Yield: 12 sundaes , Prep time: 15 minutes , Cook time: 1 hour
1. Preheat the oven to 350 degrees.
2. Using your stand mixer, cream together the 1.5 cups butter and 3 cups sugar. Next, add the 5 eggs one at a time until they are completely incorporated. Stir in the vanilla extract and orange zest.
3. In a separate bowl, combine the baking powder, 1/2 tsp. salt, and flour. Alternating the dry and the wet, add the flour and milk to the butter mixture.
4. Finally, spread the batter into a 13”x9” greased tin and then into the oven for 1 hour, or until a toothpick comes out clean.

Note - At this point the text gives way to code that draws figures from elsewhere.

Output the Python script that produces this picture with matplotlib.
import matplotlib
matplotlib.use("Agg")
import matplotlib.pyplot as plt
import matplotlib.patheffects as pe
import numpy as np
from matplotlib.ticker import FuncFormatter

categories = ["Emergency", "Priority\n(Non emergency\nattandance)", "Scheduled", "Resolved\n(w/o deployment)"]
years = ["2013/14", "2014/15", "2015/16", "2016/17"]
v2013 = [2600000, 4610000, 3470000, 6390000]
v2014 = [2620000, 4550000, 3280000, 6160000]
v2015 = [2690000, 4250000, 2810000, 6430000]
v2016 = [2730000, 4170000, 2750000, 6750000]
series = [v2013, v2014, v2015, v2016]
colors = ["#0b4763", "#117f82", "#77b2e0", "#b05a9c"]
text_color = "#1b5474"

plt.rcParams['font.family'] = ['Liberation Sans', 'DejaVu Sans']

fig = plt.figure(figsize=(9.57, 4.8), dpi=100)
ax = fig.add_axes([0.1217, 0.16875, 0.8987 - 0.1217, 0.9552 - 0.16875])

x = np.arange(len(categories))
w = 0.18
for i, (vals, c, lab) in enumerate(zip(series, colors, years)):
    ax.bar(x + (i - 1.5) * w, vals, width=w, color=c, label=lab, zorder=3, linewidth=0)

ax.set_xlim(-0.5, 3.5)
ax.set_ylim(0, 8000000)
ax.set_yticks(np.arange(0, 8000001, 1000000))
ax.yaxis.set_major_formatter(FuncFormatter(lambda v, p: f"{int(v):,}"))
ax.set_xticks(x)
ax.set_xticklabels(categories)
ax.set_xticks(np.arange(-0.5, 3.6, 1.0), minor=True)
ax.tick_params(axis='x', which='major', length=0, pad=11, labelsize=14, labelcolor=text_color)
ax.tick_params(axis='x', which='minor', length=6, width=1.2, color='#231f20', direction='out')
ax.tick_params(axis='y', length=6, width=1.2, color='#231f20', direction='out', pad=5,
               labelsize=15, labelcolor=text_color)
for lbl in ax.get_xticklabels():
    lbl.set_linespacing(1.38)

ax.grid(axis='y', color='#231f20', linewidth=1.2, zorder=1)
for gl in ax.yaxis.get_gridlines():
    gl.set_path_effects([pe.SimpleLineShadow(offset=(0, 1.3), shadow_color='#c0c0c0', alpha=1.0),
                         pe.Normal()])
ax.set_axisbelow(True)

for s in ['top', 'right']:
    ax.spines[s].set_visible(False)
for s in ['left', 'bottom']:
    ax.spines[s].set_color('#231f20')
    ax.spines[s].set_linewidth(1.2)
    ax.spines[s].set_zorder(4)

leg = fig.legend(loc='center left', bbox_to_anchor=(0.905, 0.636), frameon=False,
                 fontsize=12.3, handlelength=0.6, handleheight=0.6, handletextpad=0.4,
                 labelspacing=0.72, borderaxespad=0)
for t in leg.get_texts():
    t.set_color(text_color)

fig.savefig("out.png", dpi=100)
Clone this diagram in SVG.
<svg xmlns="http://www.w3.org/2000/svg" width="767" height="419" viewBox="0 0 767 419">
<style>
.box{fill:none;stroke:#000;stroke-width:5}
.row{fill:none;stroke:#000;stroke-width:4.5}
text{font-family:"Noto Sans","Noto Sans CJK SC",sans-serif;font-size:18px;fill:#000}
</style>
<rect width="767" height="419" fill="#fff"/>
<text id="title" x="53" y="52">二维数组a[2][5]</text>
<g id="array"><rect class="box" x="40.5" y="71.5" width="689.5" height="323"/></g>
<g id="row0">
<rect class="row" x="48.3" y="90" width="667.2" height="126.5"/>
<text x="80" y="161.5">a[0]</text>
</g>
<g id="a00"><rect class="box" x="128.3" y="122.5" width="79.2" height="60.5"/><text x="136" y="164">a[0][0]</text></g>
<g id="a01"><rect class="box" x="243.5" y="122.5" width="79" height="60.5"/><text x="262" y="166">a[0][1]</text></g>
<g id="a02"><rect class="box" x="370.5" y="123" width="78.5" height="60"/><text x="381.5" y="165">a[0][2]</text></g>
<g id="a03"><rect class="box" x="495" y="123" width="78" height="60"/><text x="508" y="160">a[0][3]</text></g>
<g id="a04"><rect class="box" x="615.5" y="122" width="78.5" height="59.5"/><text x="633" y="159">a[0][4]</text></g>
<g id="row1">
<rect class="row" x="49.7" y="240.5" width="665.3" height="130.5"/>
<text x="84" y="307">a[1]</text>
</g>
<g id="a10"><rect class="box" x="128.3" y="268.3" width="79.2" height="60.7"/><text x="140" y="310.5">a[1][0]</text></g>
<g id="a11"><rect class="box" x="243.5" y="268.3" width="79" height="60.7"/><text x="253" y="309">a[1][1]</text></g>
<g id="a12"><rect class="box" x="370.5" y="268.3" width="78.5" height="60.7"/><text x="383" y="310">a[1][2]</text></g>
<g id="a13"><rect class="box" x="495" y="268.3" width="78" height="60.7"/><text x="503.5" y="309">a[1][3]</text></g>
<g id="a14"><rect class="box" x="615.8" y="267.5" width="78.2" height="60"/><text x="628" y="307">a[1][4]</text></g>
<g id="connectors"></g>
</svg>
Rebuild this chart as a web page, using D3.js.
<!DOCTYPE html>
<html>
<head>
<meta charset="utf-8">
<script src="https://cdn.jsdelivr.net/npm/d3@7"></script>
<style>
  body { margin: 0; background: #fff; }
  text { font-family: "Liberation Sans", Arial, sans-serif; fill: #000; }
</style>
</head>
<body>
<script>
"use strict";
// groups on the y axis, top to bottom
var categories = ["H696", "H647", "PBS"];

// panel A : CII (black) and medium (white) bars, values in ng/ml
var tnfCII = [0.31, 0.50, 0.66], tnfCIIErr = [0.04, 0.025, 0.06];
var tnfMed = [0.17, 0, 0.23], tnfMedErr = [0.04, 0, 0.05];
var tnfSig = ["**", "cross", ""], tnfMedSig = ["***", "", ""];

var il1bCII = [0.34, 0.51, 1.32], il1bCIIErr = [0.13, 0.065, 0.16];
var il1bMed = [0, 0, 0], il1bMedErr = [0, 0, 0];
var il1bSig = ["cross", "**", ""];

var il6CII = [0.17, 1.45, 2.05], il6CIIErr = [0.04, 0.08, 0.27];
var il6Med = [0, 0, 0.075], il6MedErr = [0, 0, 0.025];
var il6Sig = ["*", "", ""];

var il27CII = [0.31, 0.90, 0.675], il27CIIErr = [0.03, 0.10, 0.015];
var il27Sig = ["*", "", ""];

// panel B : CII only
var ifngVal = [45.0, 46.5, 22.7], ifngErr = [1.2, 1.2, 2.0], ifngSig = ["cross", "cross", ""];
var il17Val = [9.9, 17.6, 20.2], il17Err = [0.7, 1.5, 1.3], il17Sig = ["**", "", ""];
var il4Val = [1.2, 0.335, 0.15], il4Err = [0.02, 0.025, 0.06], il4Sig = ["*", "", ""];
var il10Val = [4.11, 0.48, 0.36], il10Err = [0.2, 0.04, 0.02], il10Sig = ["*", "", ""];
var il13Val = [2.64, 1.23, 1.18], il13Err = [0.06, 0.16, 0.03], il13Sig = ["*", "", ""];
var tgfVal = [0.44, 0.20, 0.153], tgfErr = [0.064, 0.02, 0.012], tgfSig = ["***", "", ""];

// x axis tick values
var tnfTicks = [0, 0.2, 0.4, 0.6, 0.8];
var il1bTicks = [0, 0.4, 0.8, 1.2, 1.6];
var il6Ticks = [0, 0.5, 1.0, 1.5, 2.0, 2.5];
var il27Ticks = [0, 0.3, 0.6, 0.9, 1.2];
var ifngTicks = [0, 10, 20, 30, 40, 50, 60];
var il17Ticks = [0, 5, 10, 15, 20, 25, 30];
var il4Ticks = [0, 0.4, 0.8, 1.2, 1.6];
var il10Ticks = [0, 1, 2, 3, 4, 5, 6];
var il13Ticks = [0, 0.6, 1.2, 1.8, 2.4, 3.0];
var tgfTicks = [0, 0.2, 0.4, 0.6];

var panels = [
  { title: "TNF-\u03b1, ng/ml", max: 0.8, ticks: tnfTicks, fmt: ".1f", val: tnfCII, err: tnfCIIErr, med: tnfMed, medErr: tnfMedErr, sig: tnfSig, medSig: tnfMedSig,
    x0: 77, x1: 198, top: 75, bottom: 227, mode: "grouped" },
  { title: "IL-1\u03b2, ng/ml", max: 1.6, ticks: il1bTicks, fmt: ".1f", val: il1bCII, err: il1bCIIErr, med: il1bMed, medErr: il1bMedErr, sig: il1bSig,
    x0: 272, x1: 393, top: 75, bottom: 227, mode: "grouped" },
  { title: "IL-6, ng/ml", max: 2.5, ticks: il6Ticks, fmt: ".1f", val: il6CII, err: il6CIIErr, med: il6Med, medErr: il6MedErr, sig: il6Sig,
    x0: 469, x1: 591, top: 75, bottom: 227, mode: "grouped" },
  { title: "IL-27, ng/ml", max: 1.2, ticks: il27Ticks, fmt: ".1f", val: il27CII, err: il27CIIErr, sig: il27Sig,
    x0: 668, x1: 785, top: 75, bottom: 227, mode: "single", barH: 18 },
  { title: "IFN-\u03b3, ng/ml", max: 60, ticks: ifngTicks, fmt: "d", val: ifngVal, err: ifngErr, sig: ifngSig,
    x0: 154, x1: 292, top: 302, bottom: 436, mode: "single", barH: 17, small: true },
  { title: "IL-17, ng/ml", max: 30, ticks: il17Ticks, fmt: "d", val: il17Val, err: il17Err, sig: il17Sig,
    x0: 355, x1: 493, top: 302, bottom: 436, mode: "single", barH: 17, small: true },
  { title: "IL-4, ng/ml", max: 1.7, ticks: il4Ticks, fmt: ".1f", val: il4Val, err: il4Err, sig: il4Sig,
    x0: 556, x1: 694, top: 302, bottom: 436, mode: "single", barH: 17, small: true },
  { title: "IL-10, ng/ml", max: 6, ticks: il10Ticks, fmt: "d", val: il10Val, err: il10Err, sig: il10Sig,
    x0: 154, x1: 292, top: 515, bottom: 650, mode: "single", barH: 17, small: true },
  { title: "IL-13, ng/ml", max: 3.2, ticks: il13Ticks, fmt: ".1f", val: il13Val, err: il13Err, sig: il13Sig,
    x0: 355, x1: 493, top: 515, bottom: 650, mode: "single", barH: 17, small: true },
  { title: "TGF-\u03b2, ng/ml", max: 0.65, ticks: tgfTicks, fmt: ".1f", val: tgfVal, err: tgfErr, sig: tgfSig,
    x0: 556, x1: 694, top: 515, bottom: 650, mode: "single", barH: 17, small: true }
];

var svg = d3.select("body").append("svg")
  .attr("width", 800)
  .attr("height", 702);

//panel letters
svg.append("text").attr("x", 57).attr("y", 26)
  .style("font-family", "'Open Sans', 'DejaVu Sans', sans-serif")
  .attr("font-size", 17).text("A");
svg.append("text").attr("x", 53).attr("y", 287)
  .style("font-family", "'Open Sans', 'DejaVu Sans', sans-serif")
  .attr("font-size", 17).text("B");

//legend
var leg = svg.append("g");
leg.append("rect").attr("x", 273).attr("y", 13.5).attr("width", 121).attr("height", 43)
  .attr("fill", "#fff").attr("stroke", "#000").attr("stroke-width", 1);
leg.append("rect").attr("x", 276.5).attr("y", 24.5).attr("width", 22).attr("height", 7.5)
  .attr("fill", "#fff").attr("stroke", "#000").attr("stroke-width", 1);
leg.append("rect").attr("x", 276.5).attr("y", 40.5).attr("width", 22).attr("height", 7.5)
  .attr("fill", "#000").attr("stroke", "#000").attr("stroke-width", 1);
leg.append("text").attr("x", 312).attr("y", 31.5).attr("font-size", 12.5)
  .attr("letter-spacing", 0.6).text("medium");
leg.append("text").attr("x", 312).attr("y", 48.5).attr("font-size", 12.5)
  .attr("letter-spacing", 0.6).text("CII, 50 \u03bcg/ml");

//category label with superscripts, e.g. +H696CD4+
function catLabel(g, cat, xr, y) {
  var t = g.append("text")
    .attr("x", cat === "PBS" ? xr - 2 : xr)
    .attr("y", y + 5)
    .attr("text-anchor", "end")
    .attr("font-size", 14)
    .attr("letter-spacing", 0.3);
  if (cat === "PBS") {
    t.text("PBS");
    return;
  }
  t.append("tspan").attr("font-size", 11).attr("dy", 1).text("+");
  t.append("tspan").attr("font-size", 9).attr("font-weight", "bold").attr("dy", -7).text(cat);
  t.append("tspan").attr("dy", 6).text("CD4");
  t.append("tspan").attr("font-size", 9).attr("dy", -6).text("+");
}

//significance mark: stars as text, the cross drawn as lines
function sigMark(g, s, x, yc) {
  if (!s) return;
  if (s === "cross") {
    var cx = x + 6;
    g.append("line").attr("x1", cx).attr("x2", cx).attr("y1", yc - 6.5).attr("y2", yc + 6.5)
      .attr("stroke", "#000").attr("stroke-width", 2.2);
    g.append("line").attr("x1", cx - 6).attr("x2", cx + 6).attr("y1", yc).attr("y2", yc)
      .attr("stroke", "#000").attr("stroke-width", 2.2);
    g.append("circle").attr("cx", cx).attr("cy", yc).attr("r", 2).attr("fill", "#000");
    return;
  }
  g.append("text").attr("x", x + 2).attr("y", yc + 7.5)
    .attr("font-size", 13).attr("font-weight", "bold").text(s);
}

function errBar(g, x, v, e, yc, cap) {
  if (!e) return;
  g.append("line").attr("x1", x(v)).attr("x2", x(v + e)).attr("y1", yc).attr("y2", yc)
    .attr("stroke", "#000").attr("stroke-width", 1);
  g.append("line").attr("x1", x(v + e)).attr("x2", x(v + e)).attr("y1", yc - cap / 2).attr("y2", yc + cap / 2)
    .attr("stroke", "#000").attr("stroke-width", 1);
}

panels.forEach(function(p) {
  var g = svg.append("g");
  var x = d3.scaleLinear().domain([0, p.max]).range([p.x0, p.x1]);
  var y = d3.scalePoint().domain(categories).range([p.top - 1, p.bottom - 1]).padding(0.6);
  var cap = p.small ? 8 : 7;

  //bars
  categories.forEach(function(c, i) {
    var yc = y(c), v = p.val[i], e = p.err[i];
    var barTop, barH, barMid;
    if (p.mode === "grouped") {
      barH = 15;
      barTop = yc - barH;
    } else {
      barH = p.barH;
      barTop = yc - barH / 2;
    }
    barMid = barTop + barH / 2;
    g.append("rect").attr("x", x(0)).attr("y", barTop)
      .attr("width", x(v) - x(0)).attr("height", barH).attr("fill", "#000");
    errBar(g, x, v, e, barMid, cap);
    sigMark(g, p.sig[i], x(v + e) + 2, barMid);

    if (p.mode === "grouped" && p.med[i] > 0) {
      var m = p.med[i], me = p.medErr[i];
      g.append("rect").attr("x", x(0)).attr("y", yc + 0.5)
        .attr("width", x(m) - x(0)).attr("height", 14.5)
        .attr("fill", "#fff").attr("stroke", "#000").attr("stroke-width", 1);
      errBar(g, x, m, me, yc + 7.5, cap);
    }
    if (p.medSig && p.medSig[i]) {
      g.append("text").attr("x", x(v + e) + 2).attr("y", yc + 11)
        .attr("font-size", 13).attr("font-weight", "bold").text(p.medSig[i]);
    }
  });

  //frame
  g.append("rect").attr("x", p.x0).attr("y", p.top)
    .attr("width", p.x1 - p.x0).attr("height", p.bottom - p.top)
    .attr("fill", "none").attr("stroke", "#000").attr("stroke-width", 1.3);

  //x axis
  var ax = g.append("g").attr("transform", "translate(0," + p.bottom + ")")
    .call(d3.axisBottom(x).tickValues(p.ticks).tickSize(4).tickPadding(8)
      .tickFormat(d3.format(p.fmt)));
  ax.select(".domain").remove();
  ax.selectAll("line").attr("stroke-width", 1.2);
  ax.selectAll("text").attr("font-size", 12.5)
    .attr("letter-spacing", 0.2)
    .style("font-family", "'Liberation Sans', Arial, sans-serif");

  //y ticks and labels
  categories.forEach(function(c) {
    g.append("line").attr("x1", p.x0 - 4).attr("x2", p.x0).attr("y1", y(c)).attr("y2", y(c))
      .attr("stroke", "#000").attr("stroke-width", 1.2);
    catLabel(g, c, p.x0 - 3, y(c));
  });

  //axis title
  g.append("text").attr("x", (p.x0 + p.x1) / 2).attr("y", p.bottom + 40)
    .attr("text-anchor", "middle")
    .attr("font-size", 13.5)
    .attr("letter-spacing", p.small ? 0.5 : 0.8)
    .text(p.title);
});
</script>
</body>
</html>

5. While the cake is baking, prepare the lime curd: In a small pot combine the 3 eggs, 3/4 cup sugar, lime juice, lime zest, and pinch of salt. Whisk together and bring to medium heat.
6. Stir together until the sauce has started to thicken. When it coats the back of your spoon, reduce the heat and stir in the 4 tbsp. butter.
7. Once the butter has melted and the curd is still hot, pour through a fine mesh sieve to catch any lumps. Transfer to an airtight container and store in the refrigerator.
8. Turn the cake and curd into sundaes by cutting the cake into 24 equal squares. Crumble one square into the bottom of a bowl. Top with ice cream, lime curd, and toasted walnuts. Repeat with another layer each of crumbled cake, ice cream, curd, and nuts, and serve right away.